En clase expliqué a mis sufridos alumnos ese espíritu agonal de los griegos que les llevaba a competir en todo. Hoy, que mi madre cumple años (¡felicidades!) voy a demostrar que somos una familia muy clásica en ese espíritu agonal:
Subastao, brisca, parchís, los seises (el juego de la oca ahora con los sobris): siempre hay una buena ocasión para medir fuerzas en la familia. Yo no me atrevo con el Cifras y letras porque soy un negado. Curiosamente nunca nos dedicamos ni al mus ni al poker, juegos basados en la trampa y la habilidad para mentir. La familia tiene predilección por los juegos matemáticos, donde hay que estar todo el rato contando, como el Subastao: contar las 10 de últimas, las cuarenta, el número de triunfos que todavía no han salido, las cartas que puede tener el compañero. Tampoco en esto soy yo un alumno aventajado, tiro más a mi madre, que según decía mi padre no sabe ni tenerlas [las cartas, se supone]. Yo me mareo con tanta cuenta. Lo que sí me gustaba era verles jugar.

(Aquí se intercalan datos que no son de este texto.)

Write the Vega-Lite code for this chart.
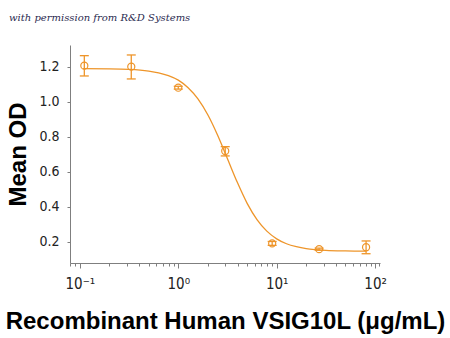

El año de COU (curso de orientación universitaria) tuvimos tremendas partidas de parchís y tengo que decir con humildad que gané después de varios meses de partidas diarias: las fichas volaban, no había piedad a la hora de comer, todo se jugaba a varias bandas y el mayor placer era cerrar con dos fichas el paso a los demás. Estaría bien verlo ahora: jugábamos a velocidades de vértigo, contando de veinte en veinte y calculando las diez de entrar en casa para comer la ficha de alguien.
En los anales familiares están también aquellas veces que nos pillaron las viejas jugando a los cartones en la puerta de la Iglesia: con una baraja hacíamos apuestas en las que el dinero eran las tapas de las cajas de cerillas. Estábamos horas, como con el Risk, el Palé, el Cluedo.